November was just about done and Chris Matthews, the MSNBC host voted most likely by his own staff to have a poster of Barack Obama over his bed, was cheerfully coming to the end of his sideshow list. With the White House in the background, Matthews sneered about the “weak conspiracy” claim by Congressman Gohmert that the Obama Administration was taking advice on Middle East policy from a bunch of Muslim Brotherhood operatives.

At Mother Jones, David Corn sneered at Franklin Graham for promoting the Muslim Brotherhood “conspiracy theory.” But both Matthews and Corn were a little behind the times. That summer when Hillary Clinton arrived in Egypt, she was confronted by shoe-throwing protesters denouncing her for supporting the Muslim Brotherhood.

Think Progress, the left’s shiniest spin machine, explained that the Egyptian protesters had gotten the peculiar idea that there was a Muslim Brotherhood conspiracy from American “Islamophobic” bloggers. Several months later, the object of the fanciful conspiracy theory, Mohammed Morsi, orchestrated a seizure of power, rammed through an Islamist Constitution and sent gangs out to brutalize and torture protesters with no direct condemnation from the White House or Secretary of State Hillary Clinton.

A month after Matthews had sneered at the idea that Muslim Brotherhood members were exercising inappropriate influence over American foreign policy; the venerable Egyptian magazine Rose El-Youssef ran an article about the six Muslim Brotherhood operatives, including two in the Department of Homeland Security, who were influencing American foreign policy on the Brotherhood’s behalf.

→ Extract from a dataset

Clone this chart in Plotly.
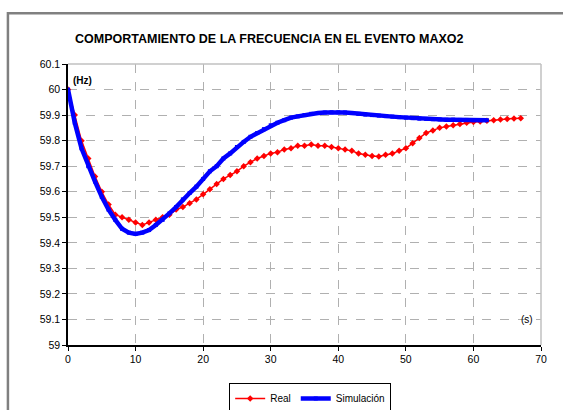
import plotly.graph_objects as go

real_t = list(range(0, 68))
real_f = [60.00, 59.90, 59.80, 59.73, 59.66, 59.60, 59.55, 59.51, 59.50, 59.49,
          59.48, 59.47, 59.48, 59.49, 59.50, 59.51, 59.53, 59.54, 59.555, 59.57,
          59.59, 59.61, 59.63, 59.65, 59.665, 59.68, 59.70, 59.715, 59.73, 59.74,
          59.75, 59.755, 59.765, 59.77, 59.78, 59.78, 59.785, 59.78, 59.78, 59.775,
          59.77, 59.765, 59.76, 59.75, 59.745, 59.74, 59.738, 59.745, 59.75, 59.76,
          59.77, 59.79, 59.81, 59.83, 59.84, 59.85, 59.855, 59.86, 59.865, 59.87,
          59.873, 59.875, 59.878, 59.88, 59.883, 59.885, 59.887, 59.888]

sim_t = list(range(0, 63))
sim_f = [60.00, 59.87, 59.77, 59.70, 59.64, 59.58, 59.53, 59.49, 59.455, 59.44,
         59.435, 59.44, 59.45, 59.47, 59.49, 59.515, 59.54, 59.57, 59.595, 59.62,
         59.65, 59.68, 59.70, 59.73, 59.75, 59.775, 59.795, 59.815, 59.83, 59.845,
         59.86, 59.87, 59.88, 59.89, 59.895, 59.90, 59.905, 59.908, 59.91, 59.911,
         59.911, 59.91, 59.908, 59.905, 59.902, 59.90, 59.898, 59.896, 59.894, 59.892,
         59.89, 59.888, 59.886, 59.885, 59.884, 59.883, 59.882, 59.882, 59.881, 59.881,
         59.88, 59.88, 59.88]

x_ticks = [0, 10, 20, 30, 40, 50, 60, 70]
y_ticks = [59.0, 59.1, 59.2, 59.3, 59.4, 59.5, 59.6, 59.7, 59.8, 59.9, 60.0, 60.1]
y_labels = ["59", "59.1", "59.2", "59.3", "59.4", "59.5", "59.6", "59.7", "59.8", "59.9", "60", "60.1"]

FONT = "Liberation Sans, Arial"

fig = go.Figure()
fig.add_trace(go.Scatter(x=real_t, y=real_f, name="Real", mode="lines+markers",
                         line=dict(color="#ff0000", width=1.5),
                         marker=dict(symbol="diamond", size=5, color="#ff0000")))
fig.add_trace(go.Scatter(x=sim_t, y=sim_f, name="Simulación", mode="lines+markers",
                         line=dict(color="#0000ff", width=4.5),
                         marker=dict(symbol="square", size=4, color="#0000ff")))

fig.update_layout(
    width=563, height=410,
    margin=dict(l=68, r=22, t=64, b=65, autoexpand=False),
    paper_bgcolor="white", plot_bgcolor="white",
    font=dict(family=FONT, size=10.5, color="black"),
    showlegend=True,
    legend=dict(orientation="h", x=0.512, xanchor="center",
                yref="container", y=0.066, yanchor="top",
                bordercolor="black", borderwidth=1, font=dict(size=10),
                itemwidth=30, tracegroupgap=0),
    xaxis=dict(range=[0, 70], tickvals=x_ticks, showgrid=True,
               gridcolor="#b0b0b0", griddash="dash", gridwidth=1,
               showline=True, linecolor="black", linewidth=1.5,
               ticks="outside", ticklen=4, tickcolor="black", zeroline=False,
               mirror=False),
    yaxis=dict(range=[59.0, 60.1], tickvals=y_ticks, ticktext=y_labels, showgrid=True,
               gridcolor="#b0b0b0", griddash="dash", gridwidth=1,
               showline=True, linecolor="black", linewidth=1.5,
               ticks="outside", ticklen=4, tickcolor="black", zeroline=False),
)

# plot area top/right border (light gray)
fig.add_shape(type="line", xref="paper", yref="paper", x0=0, x1=1, y0=1, y1=1,
              line=dict(color="#c0c0c0", width=1.5))
fig.add_shape(type="line", xref="paper", yref="paper", x0=1, x1=1, y0=0, y1=1,
              line=dict(color="#c0c0c0", width=1.5))
# outer chart frame
fig.add_shape(type="rect", xref="paper", yref="paper", x0=-0.127, x1=1.06, y0=-0.25, y1=1.181,
              line=dict(color="#808080", width=2.5), layer="below")

fig.add_annotation(text="<b>COMPORTAMIENTO DE LA FRECUENCIA EN EL EVENTO MAXO2</b>",
                   xref="paper", yref="paper", x=0.425, y=1.121, showarrow=False,
                   font=dict(family=FONT, size=12.5, color="black"))
fig.add_annotation(text="<b>(Hz)</b>", xref="paper", yref="paper", x=0.03, y=0.968,
                   showarrow=False, xanchor="center", font=dict(size=10))
fig.add_annotation(text="(s)", xref="paper", yref="paper", x=0.97, y=0.064,
                   showarrow=False, xanchor="center", font=dict(size=10))

fig.write_html("out.html")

While Rose El-Youssef had been a pro-government magazine, during the revolution its journalists had locked out the pro-Mubarak CEO and a new editor had been appointed by the Council of Ministers. Nor could the article be characterized as propaganda or even opinion journalism. Shawki simply laid out the biographical details of the Muslim Brotherhood figures without any trace of indictment or blame.

Shawki listed six men, Arif Alikhan, the assistant secretary of Homeland Security for policy development; and Mohammed Elibiary, a member of the Homeland Security Advisory Council. He also listed Rashad Hussain, the U.S. special envoy to the Organization of the Islamic Conference, as well as Salam al-Marayati, co-founder of the Muslim Public Affairs Council, Imam Mohamed Magid, president of the Islamic Society of North America and Eboo Patel, a member of President Obama’s Advisory Council on Faith-Based Neighborhood Partnerships. Not to mention Huma Abedin.

The article carefully avoided drawing any conclusions; the magazine had earlier faced legal charges for “smearing” President Morsi by discussing his outreach to Hamas. Instead the article let the facts about the six men speak for themselves.

Arif Alikhan, was described as a Qutb-ist, after the Brotherhood’s Sayyid Qutb, who saw the most serious American national security documents. Elibiary’s organization, it mentions, was financed by the Brotherhood’s Freedom and Justice Party. And so on down the list it goes concluding with Eboo Patel’s relationship with the family of Hassan al-Banna of the Brotherhood.

MSNBC and Mother Jones naturally could not be bothered to cover the Rose El-Youssef story. And neither could slightly more mainstream liberal outlets like CNN or the New York Times. Like Patterson, they were still pretending that Egyptian suspicions of the Brotherhood’s power grab and their distrust of Obama for supporting the Brotherhood were some strange Islamophobic idea that they had picked up from, as Think Progress put it, “conservative blogs.”